Но в первой декаде октября со стороны Атлантического океана стали появляться черные тучки, они проходили над нами, направляясь к Андам. Постепенно в восточной части неба стала собираться — темная громада туч, и хотя от нее отрывались, уплывая вперед на разведку, небольшие облачка, основная масса оставалась по-прежнему черной и день ото дня росла и принимала все более угрожающий вид, с каждым утром все ближе придвигаясь к нам. Пять месяцев не было дождей, и Орландо сказал, что новый сезон начнется с урагана. В это время года всегда проносятся сильнейшие бури и грозы. Бебкуче говорил мне, что «небо будет кричать и посылать на землю длинный огонь, чтобы убить индейцев». После урагана до самого конца экспедиции несколько раз в день будут налетать резкие шквалы длительностью до двадцати минут, а то и больше, и только в декабре уже по-настоящему польют дожди. Но в календаре Шингу этот первый тайфун — событие огромной разрушительной силы.
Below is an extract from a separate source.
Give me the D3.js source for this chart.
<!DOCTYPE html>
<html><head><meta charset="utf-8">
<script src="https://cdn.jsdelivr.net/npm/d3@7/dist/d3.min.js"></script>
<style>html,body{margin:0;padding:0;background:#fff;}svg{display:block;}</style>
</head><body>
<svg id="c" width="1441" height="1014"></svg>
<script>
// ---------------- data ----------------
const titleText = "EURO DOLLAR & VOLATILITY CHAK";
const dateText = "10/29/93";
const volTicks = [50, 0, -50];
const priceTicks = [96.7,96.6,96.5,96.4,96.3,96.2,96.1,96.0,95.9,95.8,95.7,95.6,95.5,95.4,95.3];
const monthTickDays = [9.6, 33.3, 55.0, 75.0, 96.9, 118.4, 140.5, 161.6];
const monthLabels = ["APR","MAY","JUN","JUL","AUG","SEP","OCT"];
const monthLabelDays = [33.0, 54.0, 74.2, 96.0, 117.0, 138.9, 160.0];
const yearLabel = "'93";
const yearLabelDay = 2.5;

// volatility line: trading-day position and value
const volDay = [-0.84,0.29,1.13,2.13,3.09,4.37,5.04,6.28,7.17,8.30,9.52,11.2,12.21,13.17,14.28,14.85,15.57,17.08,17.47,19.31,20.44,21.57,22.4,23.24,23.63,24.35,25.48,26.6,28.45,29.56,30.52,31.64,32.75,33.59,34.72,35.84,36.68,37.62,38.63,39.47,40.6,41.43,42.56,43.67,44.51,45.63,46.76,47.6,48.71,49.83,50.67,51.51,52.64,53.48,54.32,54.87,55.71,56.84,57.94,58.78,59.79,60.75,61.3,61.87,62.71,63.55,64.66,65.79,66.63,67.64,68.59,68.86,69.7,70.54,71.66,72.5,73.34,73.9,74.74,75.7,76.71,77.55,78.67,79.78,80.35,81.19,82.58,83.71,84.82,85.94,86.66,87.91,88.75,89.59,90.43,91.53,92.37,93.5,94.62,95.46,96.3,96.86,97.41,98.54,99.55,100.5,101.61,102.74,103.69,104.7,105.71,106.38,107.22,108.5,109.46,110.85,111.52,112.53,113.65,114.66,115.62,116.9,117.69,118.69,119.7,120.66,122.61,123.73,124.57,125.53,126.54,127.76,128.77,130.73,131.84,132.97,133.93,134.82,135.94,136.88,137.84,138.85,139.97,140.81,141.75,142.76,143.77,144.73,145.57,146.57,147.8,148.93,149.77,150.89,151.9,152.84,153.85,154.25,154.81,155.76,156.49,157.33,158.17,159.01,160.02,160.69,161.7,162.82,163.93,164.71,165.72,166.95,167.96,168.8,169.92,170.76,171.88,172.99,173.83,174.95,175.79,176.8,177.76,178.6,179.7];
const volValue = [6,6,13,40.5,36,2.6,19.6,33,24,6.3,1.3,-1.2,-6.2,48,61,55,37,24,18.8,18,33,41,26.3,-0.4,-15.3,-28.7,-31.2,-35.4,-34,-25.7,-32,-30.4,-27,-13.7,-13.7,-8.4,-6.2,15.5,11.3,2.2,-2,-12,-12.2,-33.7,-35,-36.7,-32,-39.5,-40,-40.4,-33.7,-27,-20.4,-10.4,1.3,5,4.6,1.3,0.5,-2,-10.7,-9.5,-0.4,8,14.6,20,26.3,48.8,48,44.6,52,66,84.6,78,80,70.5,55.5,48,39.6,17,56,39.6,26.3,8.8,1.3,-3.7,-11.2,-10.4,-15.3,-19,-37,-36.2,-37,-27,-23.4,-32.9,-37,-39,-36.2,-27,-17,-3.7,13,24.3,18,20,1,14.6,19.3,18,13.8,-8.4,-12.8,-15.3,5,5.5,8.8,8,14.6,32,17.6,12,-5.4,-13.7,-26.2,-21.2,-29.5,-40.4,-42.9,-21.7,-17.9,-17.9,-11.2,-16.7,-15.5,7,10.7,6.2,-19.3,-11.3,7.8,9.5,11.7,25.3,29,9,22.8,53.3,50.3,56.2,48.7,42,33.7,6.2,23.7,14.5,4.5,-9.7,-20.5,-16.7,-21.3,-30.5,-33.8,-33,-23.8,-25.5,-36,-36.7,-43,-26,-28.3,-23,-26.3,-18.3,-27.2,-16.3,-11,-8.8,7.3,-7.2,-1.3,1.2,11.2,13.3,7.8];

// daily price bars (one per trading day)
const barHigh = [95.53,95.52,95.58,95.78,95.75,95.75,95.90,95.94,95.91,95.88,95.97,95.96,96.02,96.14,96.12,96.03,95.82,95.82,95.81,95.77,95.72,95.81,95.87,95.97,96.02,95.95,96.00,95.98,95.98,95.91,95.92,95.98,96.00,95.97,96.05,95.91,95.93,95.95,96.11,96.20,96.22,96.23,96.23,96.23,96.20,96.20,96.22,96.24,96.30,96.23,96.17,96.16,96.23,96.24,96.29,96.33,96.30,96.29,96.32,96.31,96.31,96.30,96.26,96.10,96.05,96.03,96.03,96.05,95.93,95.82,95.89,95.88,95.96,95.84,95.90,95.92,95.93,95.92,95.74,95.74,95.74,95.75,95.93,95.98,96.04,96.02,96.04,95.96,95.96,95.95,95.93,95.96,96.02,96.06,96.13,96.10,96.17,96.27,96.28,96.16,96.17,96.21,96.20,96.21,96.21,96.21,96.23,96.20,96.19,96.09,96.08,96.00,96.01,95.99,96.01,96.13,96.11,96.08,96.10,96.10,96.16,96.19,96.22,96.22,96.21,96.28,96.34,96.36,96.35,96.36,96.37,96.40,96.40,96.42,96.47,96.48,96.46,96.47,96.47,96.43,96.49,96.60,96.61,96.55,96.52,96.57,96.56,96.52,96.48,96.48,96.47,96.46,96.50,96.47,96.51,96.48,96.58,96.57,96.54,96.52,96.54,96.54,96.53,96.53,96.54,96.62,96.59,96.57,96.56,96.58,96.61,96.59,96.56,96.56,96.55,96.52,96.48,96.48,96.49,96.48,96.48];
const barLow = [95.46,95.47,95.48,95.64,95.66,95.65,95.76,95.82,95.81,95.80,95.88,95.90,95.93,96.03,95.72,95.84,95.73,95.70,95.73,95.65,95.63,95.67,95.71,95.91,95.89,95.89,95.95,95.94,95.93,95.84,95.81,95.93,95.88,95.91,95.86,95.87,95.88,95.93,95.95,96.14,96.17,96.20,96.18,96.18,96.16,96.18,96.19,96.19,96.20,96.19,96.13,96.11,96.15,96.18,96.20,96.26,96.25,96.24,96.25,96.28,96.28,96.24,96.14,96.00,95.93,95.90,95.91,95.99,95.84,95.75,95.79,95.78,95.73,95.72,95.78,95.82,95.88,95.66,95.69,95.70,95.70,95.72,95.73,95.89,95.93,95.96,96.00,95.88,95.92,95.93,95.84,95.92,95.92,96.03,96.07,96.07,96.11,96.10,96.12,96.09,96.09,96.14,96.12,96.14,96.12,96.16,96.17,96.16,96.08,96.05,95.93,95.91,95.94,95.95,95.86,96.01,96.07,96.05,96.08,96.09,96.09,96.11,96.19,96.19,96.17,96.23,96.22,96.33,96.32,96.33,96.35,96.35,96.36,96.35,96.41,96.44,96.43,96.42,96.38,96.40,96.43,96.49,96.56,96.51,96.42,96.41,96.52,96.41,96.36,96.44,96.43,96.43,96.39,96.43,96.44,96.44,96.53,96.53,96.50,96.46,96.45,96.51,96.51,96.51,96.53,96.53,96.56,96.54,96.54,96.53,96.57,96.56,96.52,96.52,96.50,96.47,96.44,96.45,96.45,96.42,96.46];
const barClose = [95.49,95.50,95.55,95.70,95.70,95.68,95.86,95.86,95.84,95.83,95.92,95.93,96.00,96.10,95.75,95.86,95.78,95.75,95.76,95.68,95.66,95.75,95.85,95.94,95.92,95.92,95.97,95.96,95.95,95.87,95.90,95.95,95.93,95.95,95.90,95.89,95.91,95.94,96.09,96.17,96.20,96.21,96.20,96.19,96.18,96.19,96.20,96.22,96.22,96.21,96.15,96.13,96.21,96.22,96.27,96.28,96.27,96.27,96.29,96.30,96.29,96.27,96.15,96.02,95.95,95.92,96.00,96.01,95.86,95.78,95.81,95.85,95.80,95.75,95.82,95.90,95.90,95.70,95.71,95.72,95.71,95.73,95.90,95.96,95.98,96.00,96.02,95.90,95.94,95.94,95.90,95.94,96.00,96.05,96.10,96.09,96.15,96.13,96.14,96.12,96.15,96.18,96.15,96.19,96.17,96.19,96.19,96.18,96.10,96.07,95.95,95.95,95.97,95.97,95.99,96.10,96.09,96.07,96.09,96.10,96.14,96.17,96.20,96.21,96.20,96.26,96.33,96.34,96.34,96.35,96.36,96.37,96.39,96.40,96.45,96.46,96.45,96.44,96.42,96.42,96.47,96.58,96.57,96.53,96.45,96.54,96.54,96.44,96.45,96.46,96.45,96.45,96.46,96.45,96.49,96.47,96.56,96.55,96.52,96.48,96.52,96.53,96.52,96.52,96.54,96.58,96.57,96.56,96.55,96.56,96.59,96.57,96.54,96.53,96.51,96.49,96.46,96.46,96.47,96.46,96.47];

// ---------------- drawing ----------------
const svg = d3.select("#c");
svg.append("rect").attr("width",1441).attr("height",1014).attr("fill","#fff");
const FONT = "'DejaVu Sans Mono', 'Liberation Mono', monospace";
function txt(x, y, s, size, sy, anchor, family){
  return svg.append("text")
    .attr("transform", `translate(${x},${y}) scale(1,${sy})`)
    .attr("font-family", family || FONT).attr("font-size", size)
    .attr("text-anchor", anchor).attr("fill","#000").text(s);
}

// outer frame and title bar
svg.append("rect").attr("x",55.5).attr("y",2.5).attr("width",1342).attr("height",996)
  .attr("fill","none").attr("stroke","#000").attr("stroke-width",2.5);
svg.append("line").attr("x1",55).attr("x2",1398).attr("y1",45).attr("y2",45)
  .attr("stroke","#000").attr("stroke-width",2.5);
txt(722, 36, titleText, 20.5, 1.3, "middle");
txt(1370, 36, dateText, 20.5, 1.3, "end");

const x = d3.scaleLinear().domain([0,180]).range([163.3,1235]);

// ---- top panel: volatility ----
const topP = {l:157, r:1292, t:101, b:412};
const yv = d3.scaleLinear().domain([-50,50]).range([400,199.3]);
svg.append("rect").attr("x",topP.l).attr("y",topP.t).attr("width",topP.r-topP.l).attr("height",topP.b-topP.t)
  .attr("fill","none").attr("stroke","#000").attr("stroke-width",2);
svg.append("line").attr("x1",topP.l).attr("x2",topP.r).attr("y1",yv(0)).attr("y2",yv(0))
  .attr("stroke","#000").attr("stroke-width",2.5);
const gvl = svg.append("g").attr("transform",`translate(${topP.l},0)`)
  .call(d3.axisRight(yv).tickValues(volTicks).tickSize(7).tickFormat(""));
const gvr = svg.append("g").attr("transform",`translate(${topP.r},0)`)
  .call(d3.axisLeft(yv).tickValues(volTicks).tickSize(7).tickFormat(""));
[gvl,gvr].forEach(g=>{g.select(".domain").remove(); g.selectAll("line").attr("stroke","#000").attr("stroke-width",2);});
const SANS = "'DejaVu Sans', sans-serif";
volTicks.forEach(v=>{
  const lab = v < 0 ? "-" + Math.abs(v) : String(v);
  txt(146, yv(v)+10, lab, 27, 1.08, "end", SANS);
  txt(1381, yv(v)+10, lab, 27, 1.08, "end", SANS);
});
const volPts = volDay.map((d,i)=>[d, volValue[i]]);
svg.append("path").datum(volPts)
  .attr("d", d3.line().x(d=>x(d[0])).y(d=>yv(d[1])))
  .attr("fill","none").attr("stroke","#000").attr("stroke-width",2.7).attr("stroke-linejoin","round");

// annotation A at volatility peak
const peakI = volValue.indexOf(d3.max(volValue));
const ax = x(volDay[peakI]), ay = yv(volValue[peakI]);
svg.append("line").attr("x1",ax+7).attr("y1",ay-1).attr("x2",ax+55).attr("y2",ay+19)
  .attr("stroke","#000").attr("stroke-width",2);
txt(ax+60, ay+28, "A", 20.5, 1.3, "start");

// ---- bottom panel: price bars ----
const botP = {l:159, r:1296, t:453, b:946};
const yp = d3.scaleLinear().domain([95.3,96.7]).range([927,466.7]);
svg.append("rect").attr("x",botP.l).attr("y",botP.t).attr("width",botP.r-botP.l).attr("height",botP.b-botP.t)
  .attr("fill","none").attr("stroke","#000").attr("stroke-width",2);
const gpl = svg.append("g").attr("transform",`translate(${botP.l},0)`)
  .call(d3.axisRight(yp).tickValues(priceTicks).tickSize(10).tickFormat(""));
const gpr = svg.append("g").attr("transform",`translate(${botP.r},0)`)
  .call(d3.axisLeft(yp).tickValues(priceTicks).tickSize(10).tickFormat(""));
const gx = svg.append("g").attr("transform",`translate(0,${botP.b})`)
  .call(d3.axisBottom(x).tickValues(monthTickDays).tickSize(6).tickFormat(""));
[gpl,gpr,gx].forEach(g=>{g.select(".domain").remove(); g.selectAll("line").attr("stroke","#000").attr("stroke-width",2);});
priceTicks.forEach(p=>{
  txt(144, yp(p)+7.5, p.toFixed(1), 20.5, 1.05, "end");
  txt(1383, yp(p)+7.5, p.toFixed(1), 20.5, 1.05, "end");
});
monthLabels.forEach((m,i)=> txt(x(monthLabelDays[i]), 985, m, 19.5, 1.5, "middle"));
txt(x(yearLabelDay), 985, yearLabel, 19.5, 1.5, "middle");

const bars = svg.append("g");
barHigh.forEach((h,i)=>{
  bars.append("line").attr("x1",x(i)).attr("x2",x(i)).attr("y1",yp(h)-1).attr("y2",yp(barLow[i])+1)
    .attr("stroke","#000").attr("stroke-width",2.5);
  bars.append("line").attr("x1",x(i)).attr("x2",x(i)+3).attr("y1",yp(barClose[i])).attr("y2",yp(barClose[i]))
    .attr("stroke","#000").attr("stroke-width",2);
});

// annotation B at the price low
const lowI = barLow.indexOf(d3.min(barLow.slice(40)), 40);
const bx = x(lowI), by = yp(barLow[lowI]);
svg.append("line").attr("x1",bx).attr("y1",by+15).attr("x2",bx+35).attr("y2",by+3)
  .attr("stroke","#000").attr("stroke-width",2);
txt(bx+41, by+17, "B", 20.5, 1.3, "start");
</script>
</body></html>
Разъевшись за пять месяцев привольной жизни, Амазония подвергается жестокой каре. Лес крушит напропалую. Все мы напряженно ждали, когда же прорвется эта грозная плотина на востоке. Именно в это время спариваются пумы. Вообще эта южноамериканская «кошка» не нападает на человека, но в первый месяц дождей по лесу раздается зычный рык, и индейцы говорят, что это два-три самца преследуют самку. Порою ухаживание затягивается на несколько дней, самец не желает уступить самку сопернику, и пумы бывают очень голодны. Голод делает их бесстрашными, и тогда они бросаются даже на людей.